Second, the modem died once, and after some tense withdrawal pangs, exacerbated by a frustrating phone diagnosis, a techie “snuck out” to our house under the pretense of doing a new install, and gave us a new modem.

“Don’t tell anyone I did this.  We are really supposed to handle only new customers during the sales contest.”   He fixed our problem, very much against the rules, I think.

Third, with the authorization of the Village, AT&T announced they were installing a new VRAM unit at the back corner of our lot.   Armed with an “easement”, they came to take our tiny little green cable post away and replace it with a small nuclear reactor the size of a Uhaul trailer.

“It’s for Internet Mr.
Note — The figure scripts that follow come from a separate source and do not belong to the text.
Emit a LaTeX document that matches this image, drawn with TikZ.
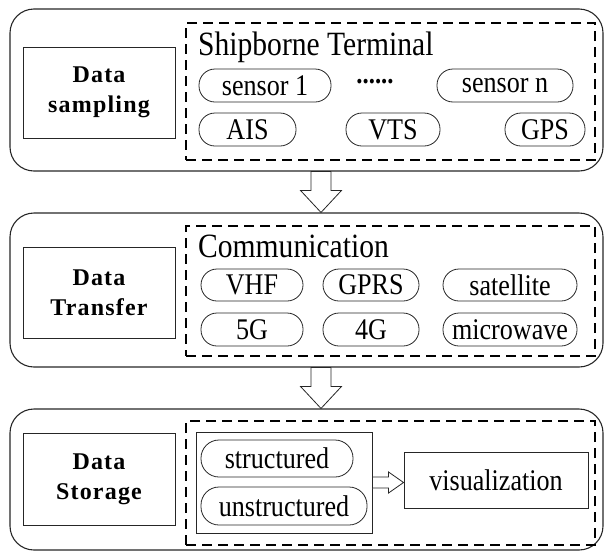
\documentclass[tikz,border=0pt]{standalone}
\usepackage{fontspec}
\setmainfont[FakeStretch=0.87]{Liberation Serif}
\newfontfamily\boldlab[LetterSpace=5]{Liberation Serif}
\usetikzlibrary{calc}
\begin{document}
\begin{tikzpicture}[x=1pt,y=-1pt,
  panel/.style={draw=black!85,line width=1.1pt,rounded corners=24pt,inner sep=0pt},
  stage/.style={draw=black!85,line width=0.9pt,inner sep=0pt,align=center,
    font=\boldlab\fontsize{24}{30}\selectfont\bfseries},
  group/.style={draw=black,line width=1.8pt,dash pattern=on 10pt off 6pt,inner sep=0pt},
  pill/.style={draw=black!85,line width=0.8pt,rounded corners=16pt,inner sep=0pt,
    font=\fontsize{30}{34}\selectfont},
  plain/.style={draw=black!85,line width=0.9pt,inner sep=0pt,font=\fontsize{30}{34}\selectfont},
  header/.style={inner sep=0pt,anchor=base west,font=\fontsize{34}{40}\selectfont},
  hollow/.style={draw=black!85,line width=0.8pt,fill=white,line join=miter}]
\useasboundingbox (0,0) rectangle (610,552);
% panels
\node[panel,minimum width=593pt,minimum height=162pt] (p1) at (306.5,90) {};
\node[panel,minimum width=593pt,minimum height=154pt] (p2) at (306.5,290) {};
\node[panel,minimum width=593pt,minimum height=141pt] (p3) at (306.5,479.5) {};
% stage boxes
\node[stage,minimum width=152pt,minimum height=91pt] (l1) at (99,92.5) {Data\\sampling};
\node[stage,minimum width=152pt,minimum height=91pt] (l2) at (99,292.5) {Data\\Transfer};
\node[stage,minimum width=152pt,minimum height=92pt] (l3) at (99,479) {Data\\Storage};
% dashed groups
\node[group,minimum width=409pt,minimum height=137pt] (d1) at (390.5,91.5) {};
\node[group,minimum width=409pt,minimum height=130pt] (d2) at (390.5,291) {};
\node[group,minimum width=409pt,minimum height=124pt] (d3) at (390.5,483) {};
% panel 1
\node[header] (h1) at (198,55) {Shipborne Terminal};
\node[pill,minimum width=132pt,minimum height=33pt] (s1) at (265,85.5) {sensor 1};
\node[inner sep=0pt,font=\fontsize{28.5}{32}\selectfont\bfseries] (dots) at (375,82) {......};
\node[pill,minimum width=136pt,minimum height=33pt] (sn) at (505,85.5) {sensor n};
\node[pill,minimum width=97pt,minimum height=33pt] (ais) at (247.5,129.5) {AIS};
\node[pill,minimum width=94pt,minimum height=33pt] (vts) at (393,129.5) {VTS};
\node[pill,minimum width=80pt,minimum height=33pt] (gps) at (545,129.5) {GPS};
% panel 2
\node[header] (h2) at (198,257) {Communication};
\node[pill,minimum width=102pt,minimum height=32pt] (vhf) at (252,285) {VHF};
\node[pill,minimum width=96pt,minimum height=32pt] (gprs) at (371,285) {GPRS};
\node[pill,minimum width=134pt,minimum height=32pt] (sat) at (510,285) {satellite};
\node[pill,minimum width=102pt,minimum height=33pt] (g5) at (252,329.5) {5G};
\node[pill,minimum width=96pt,minimum height=33pt] (g4) at (371,329.5) {4G};
\node[pill,minimum width=134pt,minimum height=33pt] (mw) at (510,329.5) {microwave};
% panel 3
\node[plain,minimum width=176pt,minimum height=101pt] (inner) at (284,482.5) {};
\node[pill,rounded corners=18pt,minimum width=152pt,minimum height=37pt] (st) at (277,458.5) {structured};
\node[pill,rounded corners=18pt,minimum width=166pt,minimum height=38pt] (ust) at (284,506) {unstructured};
\node[plain,minimum width=184pt,minimum height=56pt] (vis) at (496,480) {visualization};
% arrows
\coordinate (ax) at (321,0);
\coordinate (a1s) at (ax |- p1.south);
\coordinate (a1e) at (ax |- p2.north);
\coordinate (a2s) at (ax |- p2.south);
\coordinate (a2e) at (ax |- p3.north);
\draw[hollow] ($(a1s)+(-10,0)$) -- ($(a1s)+(10,0)$) -- ($(a1e)+(10,-22)$) -- ($(a1e)+(20.5,-22)$)
  -- (a1e) -- ($(a1e)+(-20.5,-22)$) -- ($(a1e)+(-10,-22)$) -- cycle;
\draw[hollow] ($(a2s)+(-10,0)$) -- ($(a2s)+(10,0)$) -- ($(a2e)+(10,-22)$) -- ($(a2e)+(20.5,-22)$)
  -- (a2e) -- ($(a2e)+(-20.5,-22)$) -- ($(a2e)+(-10,-22)$) -- cycle;
\coordinate (a3s) at (inner.east);
\coordinate (a3e) at (vis.west |- inner.east);
\draw[hollow] ($(a3s)+(0,-5.5)$) -- ($(a3s)+(0,5.5)$) -- ($(a3e)+(-15,5.5)$) -- ($(a3e)+(-15,10.5)$)
  -- (a3e) -- ($(a3e)+(-15,-10.5)$) -- ($(a3e)+(-15,-5.5)$) -- cycle;
\end{tikzpicture}
\end{document}
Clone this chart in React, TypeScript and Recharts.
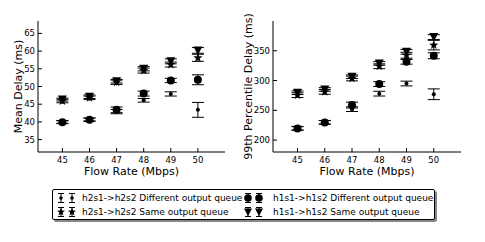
import React from 'react';
import { ScatterChart, Scatter, XAxis, YAxis, ErrorBar } from 'recharts';

const rates = [45, 46, 47, 48, 49, 50];

// mean delay (ms)
const meanH2Diff = [40.0, 40.7, 42.9, 46.1, 47.9, 43.4];
const meanH2DiffErr = [0.4, 0.4, 0.6, 0.5, 0.6, 2.1];
const meanH2Same = [45.9, 46.8, 51.2, 54.5, 56.2, 58.1];
const meanH2SameErr = [0.5, 0.5, 0.6, 0.7, 0.7, 1.0];
const meanH1Diff = [39.9, 40.6, 43.4, 48.0, 51.7, 51.9];
const meanH1DiffErr = [0.4, 0.5, 0.8, 0.7, 0.6, 1.4];
const meanH1Same = [46.3, 47.1, 51.5, 55.0, 57.1, 60.2];
const meanH1SameErr = [0.4, 0.5, 0.5, 0.6, 0.7, 0.8];
const meanTicks = [35, 40, 45, 50, 55, 60, 65];

// 99th percentile delay (ms)
const p99H2Diff = [220, 230, 252, 278, 295, 277];
const p99H2DiffErr = [3, 3, 4, 4, 4, 9];
const p99H2Same = [275.5, 281, 303.5, 324, 342.5, 359.5];
const p99H2SameErr = [4, 4, 4, 4, 5, 8];
const p99H1Diff = [219.5, 229.7, 258.8, 294, 331.5, 341.6];
const p99H1DiffErr = [3, 3, 5, 4, 4, 5];
const p99H1Same = [279.5, 285, 306.3, 328.8, 348.3, 373];
const p99H1SameErr = [3, 3, 3, 3, 4, 4];
const p99Ticks = [200, 250, 300, 350];

const FONT = '"DejaVu Sans", sans-serif';

const rows = (ys: number[], errs: number[]) =>
  rates.map((x, i) => ({ x, y: ys[i], err: errs[i] }));

const Dot = (p: any) => <circle cx={p.cx} cy={p.cy} r={2} fill="#000" />;
const BigDot = (p: any) => <circle cx={p.cx} cy={p.cy} r={4} fill="#000" />;
const TriDown = (p: any) => (
  <polygon
    points={`${p.cx - 4.5},${p.cy - 4} ${p.cx + 4.5},${p.cy - 4} ${p.cx},${p.cy + 4.5}`}
    fill="#000"
  />
);
const starPts = (cx: number, cy: number, ro: number, ri: number) => {
  const pts: string[] = [];
  for (let k = 0; k < 10; k++) {
    const r = k % 2 === 0 ? ro : ri;
    const a = -Math.PI / 2 + (k * Math.PI) / 5;
    pts.push(`${cx + r * Math.cos(a)},${cy + r * Math.sin(a)}`);
  }
  return pts.join(' ');
};
const Star = (p: any) => <polygon points={starPts(p.cx, p.cy, 4.8, 2)} fill="#000" />;

type PanelProps = {
  left: number;
  width: number;
  rightMargin: number;
  ylabel: string;
  yDomain: [number, number];
  yTicks: number[];
  labelOffset: number;
  series: { data: any[]; shape: any }[];
};

function Panel({ left, width, rightMargin, ylabel, yDomain, yTicks, labelOffset, series }: PanelProps) {
  const tickStyle = { fontSize: 8.5, fill: '#000', fontFamily: FONT };
  return (
    <div style={{ position: 'absolute', left, top: 0 }}>
      <ScatterChart width={width} height={185} margin={{ top: 21, right: rightMargin, bottom: 0, left: 0 }}>
        <XAxis
          xAxisId={0}
          type="number"
          dataKey="x"
          domain={[44.1, 51]}
          ticks={rates}
          interval={0}
          height={33}
          tickSize={-4}
          tickMargin={9}
          stroke="#000"
          tick={tickStyle}
          label={{ value: 'Flow Rate (Mbps)', position: 'insideBottom', offset: 10.5, style: { fontSize: 11, fill: '#000', fontFamily: FONT } }}
        />
        <XAxis xAxisId="top" orientation="top" type="number" domain={[44.1, 51]} ticks={rates} interval={0} height={0} tickSize={-4} stroke="#000" tick={false} />
        <YAxis
          yAxisId={0}
          type="number"
          dataKey="y"
          domain={yDomain}
          ticks={yTicks}
          interval={0}
          width={38}
          tickSize={-4}
          tickMargin={7}
          stroke="#000"
          tick={tickStyle}
          label={{ value: ylabel, angle: -90, position: 'insideLeft', offset: labelOffset, style: { textAnchor: 'middle', fontSize: 11, fill: '#000', fontFamily: FONT } }}
        />
        <YAxis yAxisId="right" orientation="right" type="number" domain={yDomain} ticks={yTicks} interval={0} width={0} tickSize={-4} stroke="#000" tick={false} />
        {series.map((s, i) => (
          <Scatter key={i} data={s.data} shape={s.shape} isAnimationActive={false}>
            <ErrorBar dataKey="err" direction="y" width={6} stroke="#000" strokeWidth={1} />
          </Scatter>
        ))}
      </ScatterChart>
    </div>
  );
}

const legendItems = [
  { label: 'h2s1->h2s2 Different output queue', shape: 'dot' },
  { label: 'h1s1->h1s2 Different output queue', shape: 'big' },
  { label: 'h2s1->h2s2 Same output queue', shape: 'star' },
  { label: 'h1s1->h1s2 Same output queue', shape: 'tri' },
];

function LegendMark({ shape, cx, cy }: { shape: string; cx: number; cy: number }) {
  const bar = (
    <g stroke="#000" strokeWidth={1}>
      <line x1={cx} y1={cy - 4.5} x2={cx} y2={cy + 4.5} />
      <line x1={cx - 3} y1={cy - 4.5} x2={cx + 3} y2={cy - 4.5} />
      <line x1={cx - 3} y1={cy + 4.5} x2={cx + 3} y2={cy + 4.5} />
    </g>
  );
  let m;
  if (shape === 'dot') m = <circle cx={cx} cy={cy} r={1.8} fill="#000" />;
  else if (shape === 'big') m = <circle cx={cx} cy={cy} r={3.8} fill="#000" />;
  else if (shape === 'star') m = <polygon points={starPts(cx, cy, 4.2, 1.8)} fill="#000" />;
  else m = <polygon points={`${cx - 4},${cy - 3.5} ${cx + 4},${cy - 3.5} ${cx},${cy + 4}`} fill="#000" />;
  return (
    <g>
      {bar}
      {m}
    </g>
  );
}

function Legend() {
  return (
    <div
      style={{
        position: 'absolute',
        left: 52,
        top: 189,
        width: 381,
        height: 29,
        border: '1px solid #000',
        borderRadius: 2,
        background: '#fff',
        boxShadow: '2px 2px 0 #888',
        fontFamily: FONT,
        fontSize: 9,
        color: '#000',
      }}
    >
      {legendItems.map((it, i) => {
        const col = i % 2;
        const row = Math.floor(i / 2);
        const x0 = col === 0 ? 3 : 190;
        return (
          <div key={i} style={{ position: 'absolute', left: x0, top: 1 + row * 14, height: 14, display: 'flex', alignItems: 'center', whiteSpace: 'nowrap' }}>
            <svg width={26} height={14} style={{ display: 'block' }}>
              <LegendMark shape={it.shape} cx={5} cy={7} />
              <LegendMark shape={it.shape} cx={16} cy={7} />
            </svg>
            <span style={{ marginLeft: col === 0 ? 0 : 4 }}>{it.label}</span>
          </div>
        );
      })}
    </div>
  );
}

export default function App() {
  const meanSeries = [
    { data: rows(meanH2Diff, meanH2DiffErr), shape: Dot },
    { data: rows(meanH2Same, meanH2SameErr), shape: Star },
    { data: rows(meanH1Diff, meanH1DiffErr), shape: BigDot },
    { data: rows(meanH1Same, meanH1SameErr), shape: TriDown },
  ];
  const p99Series = [
    { data: rows(p99H2Diff, p99H2DiffErr), shape: Dot },
    { data: rows(p99H2Same, p99H2SameErr), shape: Star },
    { data: rows(p99H1Diff, p99H1DiffErr), shape: BigDot },
    { data: rows(p99H1Same, p99H1SameErr), shape: TriDown },
  ];
  return (
    <div style={{ position: 'absolute', left: 0, top: 0, width: 485, height: 242, background: '#fff', overflow: 'hidden' }}>
      <Panel left={0} width={242} rightMargin={17} ylabel="Mean Delay (ms)" yDomain={[31.5, 68.5]} yTicks={meanTicks} labelOffset={18.5} series={meanSeries} />
      <Panel left={235} width={250} rightMargin={24} ylabel="99th Percentile Delay (ms)" yDomain={[180, 400]} yTicks={p99Ticks} labelOffset={13} series={p99Series} />
      <Legend />
    </div>
  );
}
Brown.   WiFi.    We gotta put it here.  We got approval from Village Hall.”   He stared at our flower bed.  “You want we should move your Mums over there maybe?”

Stunned, I asked, “You can just come here and do that?”

Waving a sheaf of papers, the contractor confirmed it, but then he went on.

“Actually, we’re gonna fix this up nice.   We need about 30 square feet for the pad.  We’ll put a nice cedar fence around it, and then some new dogwood and forsythia in front of that.”

“Unhunh.”

“There’s more actually.”  The contractor eyed the shaky stockade fence across the back of our lot.  “We’re gonna hook the fence up to yours.  But while we’re at it, why don’t we just give you a new fence, too?”

“Really?  You’ll do that?”

“Why not?  You’re a good customer.”

Bingo!

True to their word, the new box went in, the new fence went up, and the bushes flowered the coming spring.

In return, we still pay egregious amounts of money on three separate bills.   Once a week I mow around their humming VRAM, faithfully and carefully so as not to upset whatever it is doing in there.

And, we still scratch our heads about the remote.

 

Thanks for reading this through to the end!  You know, a good customer can be hard to find, but another good customer can be even harder.  Train your employees to keep the ones you have.